Our national energy policy must keep up with the demands of our evolving economy. As instability continues to roil several major energy producing nations, it is imperative that we draw our energy supply from a wide variety of available domestic sources to put our country on a path to energy independence. The Rand Corporation said in a recent report stated, “A major national security concern for US policymakers is the potential for an abrupt reduction in the supply of oil and a corresponding large increase in the price to result in a sharp fall in economic output. Such a decline would undermine US national security, for example, by weakening US global economic and political influence and the ability of the United States to pay for US military forces.”
We can and we must make energy independence a top priority in Congress.
Responsibly and Efficiently Expanding Production
I am working with my colleagues to remove existing barriers to domestic energy production. I have voted multiple times to expand exploration of oil and natural gas, particularly in areas known to have ample resources. I also support efforts to streamline federal permitting processes. With energy prices on the rise, we must remove obstacles in the way of increasing our available supply and driving down costs for consumers.
American energy production can and should take many forms, and I am a firm believer in an ‘all of the above’ strategy. Exploration of clean coal technology, nuclear energy, renewable sources, and domestic oil and natural gas reserves will reduce the strain on any one source and help us to maintain a balanced energy policy.
Energy efficiency is also an important part of the equation. My former roofing company was an innovator and a leader in this regard, using less energy and in turn lowering the demands on our resources. Given my own experience, I continue to advocate for policies that allow for reduced, responsible energy usage and am a proud cosponsor of HR 4017 that would help jumpstart this type of activity in federal buildings.

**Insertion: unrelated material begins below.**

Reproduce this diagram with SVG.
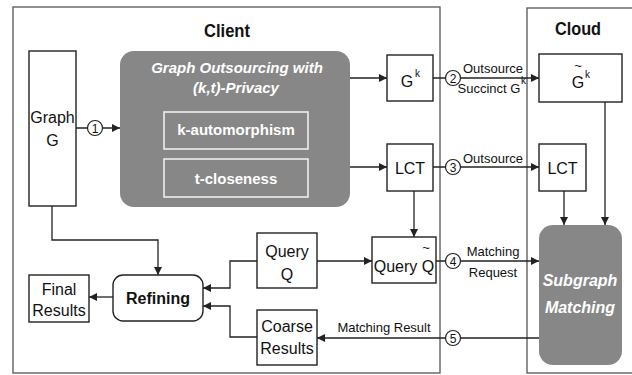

Leveling the Playing Field…Closing Loopholes and Ending Subsidies
While we have ample opportunities to reduce our dependence on foreign energy sources, we can do so without putting a substantial burden on the American taxpayer. Our federal budget deficit continues to rise, and yet our current energy policy subsidizes multiple forms of energy, including oil and gas and also renewable, at significant cost to taxpayers. For instance, ethanol production is required as part of our country’s renewable fuels production mandate, but it is also subsidized through a tax credit and an import tariff. Similarly, oil and gas producers receive multiple benefits through the federal tax code despite the fact that these industries have been in place for nearly a century.
To meet the dual goals of putting our fiscal house in order and developing a sound national energy policy, I believe that we must move toward phasing out these energy subsidies. I am pleased to cosponsor the Energy Freedom and Economic Prosperity Act (H.R. 3308) which would remove government subsidies and make energy industries, such as oil, natural gas and ethanol hold their own in the marketplace, while also relieving taxpayers from billions of dollars in added energy costs.
Reducing Regulatory Impediments
To help keep energy costs low, it is essential that we remove the multiple regulatory obstacles to affordable energy production. The Environmental Protection Agency intends to regulate carbon emissions under the Clean Air Act, exceeding the mandate of the law in a manner that would raise energy costs for farmers, manufacturers, and consumers.
I voted earlier this year for the Energy Tax Prevention Act (H.R. 910), which would prevent the EPA from moving forward with these regulations. My own legislation, the Regulation Moratorium and Jobs Preservation Act (H.R. 2898), would also prevent the agency from promulgating these costly new proposals without proper Congressional consent.
Boiler MACT Rules
In particular, I am concerned with the EPA’s proposed Boiler Maximum Allowable Control Technology (MACT) rules concerning commercial and industrial boilers. If enacted, these regulations would impose significant capital and compliance costs on Wisconsin’s manufacturers, including our pulp and paper manufacturers as they work to meet stringent, nearly unattainable emissions standards.
Since coming to Washington, I have led my Wisconsin colleagues in communicating directly with the EPA regarding the harmful implications of these rules for Wisconsin businesses and consumers. Last fall, I was pleased to join a bipartisan House majority in passing the EPA Regulatory Relief Act (H.R. 2250) to put a 15-month stay on the rules to allow for further input and consideration. I am continuing to push for enactment of this measure into law.